It certainly doesn’t seem like five months since I wept (while most of the football world cheered) about Tom Brady’s year-ending knee injury, but another season has come and gone in the NFL.
With Sunday’s victory, the Pittsburgh Steelers have now won more Super Bowls than any other franchise in the NFL. Steeler Nation is the first to require both hands to display all its glories. Wow, that was painful to write.
The Steelers certainly earned their championship, playing the league’s toughest schedule during one of the NFL’s craziest seasons.
Let’s take a look back at some of the oddities and quirks that made the 2008 season so memorable.
I would be remiss to not start with the story of the year, the runners up in the MLB and NFL. Let’s begin with a hypothetical situation: Imagine one year ago, I’m sitting in my room with some friends, talking about sports this is pretty likely so far.
I say, ‘I think the Red Sox are going to the World Series and the Pats will reach the Super Bowl” still a likely scenario for me to say something like that.
Then one of the guys says, ‘I think the Tampa Bay Rays will be in the World Series and the Arizona Cardinals will make the Super Bowl.” The room bursts into laughter. ‘The Rays and the Cards? Good one…”
But who’s laughing now? The Tampa Bay Rays finished with the worst record in the AL in six of their first 10 seasons.
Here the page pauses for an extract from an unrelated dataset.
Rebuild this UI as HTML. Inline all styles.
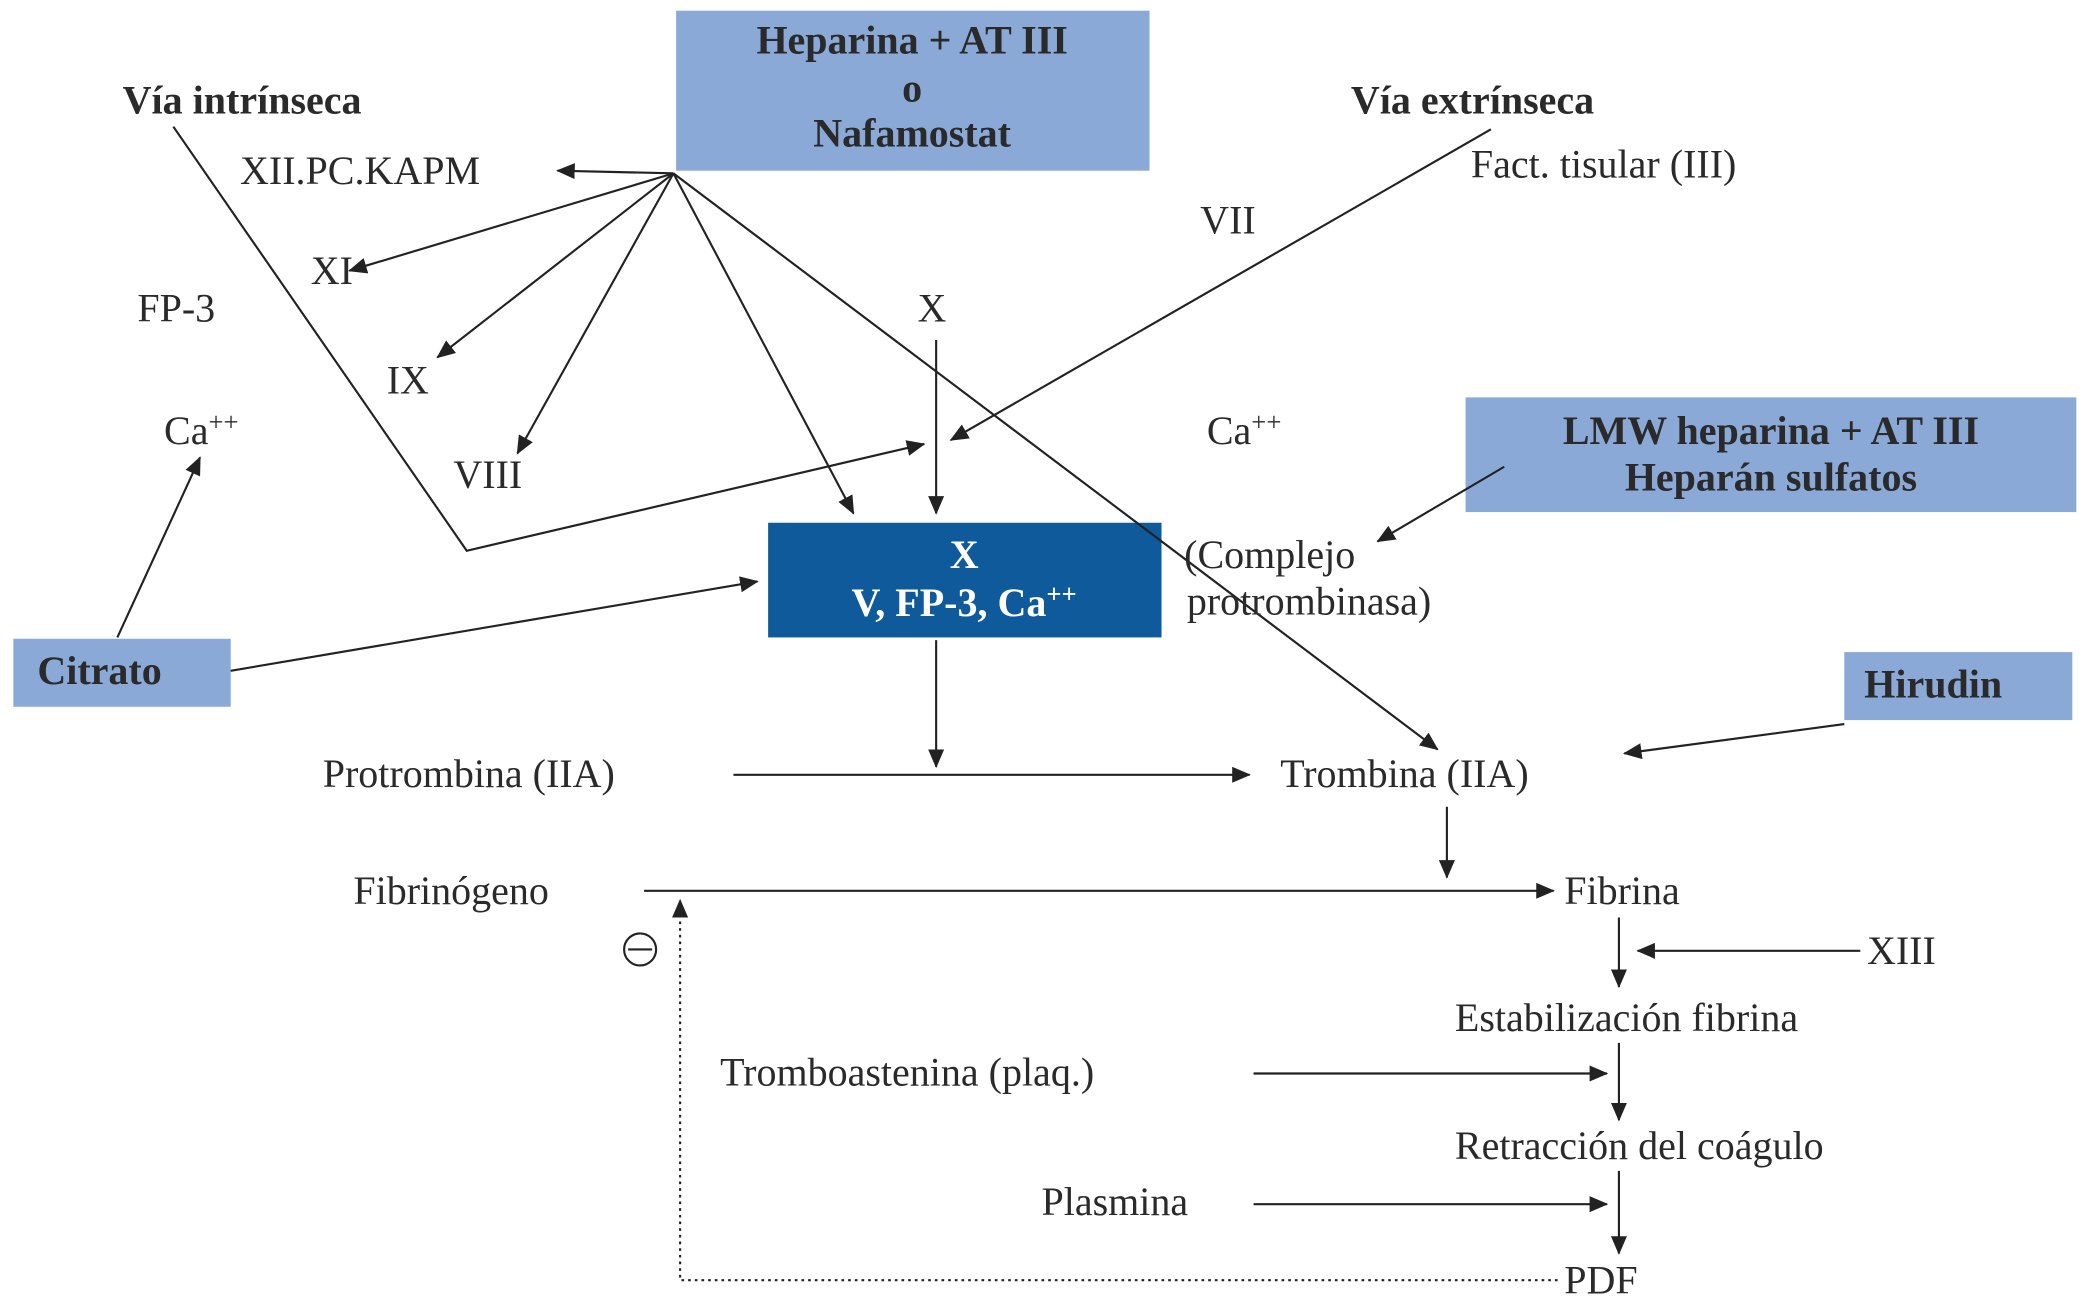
<!DOCTYPE html>
<html><head><meta charset="utf-8"><style>
html,body{margin:0;padding:0;background:#fff;}
svg{display:block}
text{font-family:"Liberation Serif",serif;fill:#2a2a2a;font-size:30px}
.b{font-weight:bold}
.w{fill:#fff;font-weight:bold}
</style></head><body>
<svg width="2091" height="1309" viewBox="0 0 1568 981.6" preserveAspectRatio="none" xmlns="http://www.w3.org/2000/svg">
<defs><marker id="a" markerWidth="10" markerHeight="8" refX="9" refY="4" orient="auto" markerUnits="userSpaceOnUse"><path d="M0,0 L10,4 L0,8z" fill="#222"/></marker>
<marker id="A" markerWidth="14" markerHeight="12" refX="13" refY="6" orient="auto" markerUnits="userSpaceOnUse"><path d="M0,0 L14,6 L0,12z" fill="#222"/></marker></defs>
<rect x="507" y="8" width="355" height="120" fill="#8aa9d6"/>
<rect x="1099" y="298" width="458" height="86" fill="#8aa9d6"/>
<rect x="10" y="479" width="163" height="51" fill="#8aa9d6"/>
<rect x="1383" y="489" width="171" height="51" fill="#8aa9d6"/>
<rect x="576" y="392" width="295" height="86" fill="#0f5a9a"/>
<g stroke="#222" stroke-width="1.6" fill="none">
<line x1="505" y1="130" x2="418" y2="128" marker-end="url(#A)"/>
<line x1="505" y1="130" x2="262" y2="203" marker-end="url(#A)"/>
<line x1="505" y1="130" x2="328" y2="268" marker-end="url(#A)"/>
<line x1="505" y1="130" x2="388" y2="340" marker-end="url(#A)"/>
<line x1="505" y1="130" x2="640" y2="385" marker-end="url(#A)"/>
<line x1="505" y1="130" x2="1078" y2="562" marker-end="url(#A)"/>
<polyline points="130,95 350,413 693,333" marker-end="url(#A)"/>
<line x1="1118" y1="97" x2="713" y2="330" marker-end="url(#A)"/>
<line x1="702" y1="255" x2="702" y2="385" marker-end="url(#A)"/>
<line x1="88" y1="478" x2="150" y2="343" marker-end="url(#A)"/>
<line x1="173" y1="503" x2="568" y2="436" marker-end="url(#A)"/>
<line x1="1128" y1="350" x2="1033" y2="406" marker-end="url(#A)"/>
<line x1="702" y1="480" x2="702" y2="575" marker-end="url(#A)"/>
<line x1="550" y1="581" x2="937" y2="581" marker-end="url(#A)"/>
<line x1="1383" y1="543" x2="1218" y2="565" marker-end="url(#A)"/>
<line x1="1085" y1="605" x2="1085" y2="658" marker-end="url(#A)"/>
<line x1="483" y1="668" x2="1165" y2="668" marker-end="url(#A)"/>
<line x1="1214" y1="688" x2="1214" y2="740" marker-end="url(#A)"/>
<line x1="1395" y1="713" x2="1228" y2="713" marker-end="url(#A)"/>
<line x1="1214" y1="782" x2="1214" y2="840" marker-end="url(#A)"/>
<line x1="940" y1="805" x2="1205" y2="805" marker-end="url(#A)"/>
<line x1="1214" y1="878" x2="1214" y2="940" marker-end="url(#A)"/>
<line x1="940" y1="903" x2="1205" y2="903" marker-end="url(#A)"/>
<polyline points="1168,960 510,960 510,675" stroke-dasharray="2,3" marker-end="url(#A)"/>
<circle cx="480" cy="712" r="12"/><line x1="471" y1="712" x2="489" y2="712"/>
</g>
<g text-anchor="middle" class="b">
<text x="684" y="40" class="b">Heparina + AT III</text>
<text x="684" y="76" class="b">o</text>
<text x="684" y="110" class="b">Nafamostat</text>
<text x="1328" y="333" class="b">LMW heparina + AT III</text>
<text x="1328" y="368" class="b">Heparán sulfatos</text>
<text x="723" y="426" class="w">X</text>
<text x="723" y="462" class="w">V, FP-3, Ca<tspan dy="-10" font-size="20">++</tspan></text>
</g>
<text x="92" y="85" class="b">Vía intrínseca</text>
<text x="1013" y="85" class="b">Vía extrínseca</text>
<text x="28" y="513" class="b">Citrato</text>
<text x="1398" y="523" class="b">Hirudin</text>
<text x="180" y="138">XII.PC.KAPM</text>
<text x="1103" y="133">Fact. tisular (III)</text>
<text x="900" y="175">VII</text>
<text x="233" y="213">XI</text>
<text x="103" y="241">FP-3</text>
<text x="688" y="241">X</text>
<text x="290" y="295">IX</text>
<text x="123" y="333">Ca<tspan dy="-10" font-size="20">++</tspan></text>
<text x="905" y="333">Ca<tspan dy="-10" font-size="20">++</tspan></text>
<text x="340" y="366">VIII</text>
<text x="888" y="426">(Complejo</text>
<text x="890" y="461">protrombinasa)</text>
<text x="242" y="590">Protrombina (IIA)</text>
<text x="960" y="590">Trombina (IIA)</text>
<text x="265" y="678">Fibrinógeno</text>
<text x="1173" y="678">Fibrina</text>
<text x="1400" y="723">XIII</text>
<text x="1091" y="773">Estabilización fibrina</text>
<text x="540" y="814">Tromboastenina (plaq.)</text>
<text x="1091" y="869">Retracción del coágulo</text>
<text x="781" y="911">Plasmina</text>
<text x="1173" y="970">PDF</text>
</svg>
</body></html>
The Rays finished 2008 atop the AL at 97-65 and beat both colors of Sox in the playoffs on their way to the World Series.
An important year for the Arizona Cardinals was 1998. It marked the last time their franchise made the playoffs and the only time they’ve reached the postseason in my lifetime. The Super Bowl? Forget about it. Four teams hired new coaches before the 2008 season. In 2007, the Falcons, the Ravens and the Dolphins all finished in last place in their divisions, and in 2008, all three teams reached the playoffs.
And then there’s the poor Detroit Lions , who became the first team in NFL history to go 0-16. The 1976 Tampa Bay Buccaneers an expansion team also went winless but over only a 14-game schedule.
After a 0-3 start, the Lions finally fired their GM, Matt Millen, who somehow had a job as an analyst for NBC during the playoffs. Millen was hired after the 2000 season and, ever since, Detroit had a league-worst, 31-97.
The New England Patriots became the first team to miss the playoffs with 11 wins since the field expanded to 12 teams in 1990. The 1985 Broncos also won 11 games and missed the playoffs, but then there were only 10 available spots.
And who could forget the Brett Favre saga? While Aaron Rodgers became the first player other than Favre to start as quarterback for the Packers since 1992, Favre became the new signal-caller for the New York Jets. In week 12, ‘Brett the Jet” led his team to an impressive 34-13 road-win against the then undefeated Tennessee Titans. The Jets were 8-3 and in control of the AFC East, but went 1-4 in their final five games and missed the playoffs.
The real storyline in the AFC East was the Miami Dolphins. One year ago, the ‘Fins went 1-15 and were the laughingstock of the league. This year, the unveiling of the ‘Wildcat Offense” helped Miami capture its division.
The season even had a tie game, the first since 2002. It’s a good thing for the Eagles, because even though Donovan McNabb didn’t know ties existed, it ended up being the deciding factor in Philly’s playoff appearance.
Two rookie quarterbacks led their teams to unexpected playoff berths. Matt Ryan lost to the Cardinals in the Wild Card round, but Joe Flacco led the Ravens to the AFC Championship game, becoming the first rookie QB to win two playoff games.
Speaking of the playoffs, both No. 1 seeds lost their opening game to the sixth-seeded teams. And who could forget San Diego’s thrilling overtime win against Peyton Manning and the Colts?
The 2008 NFL season is in the books, but for those fans suffering from withdrawal, here’s a consolation prize: pitchers and catchers report next week.
Starr is a member of the class of 2009.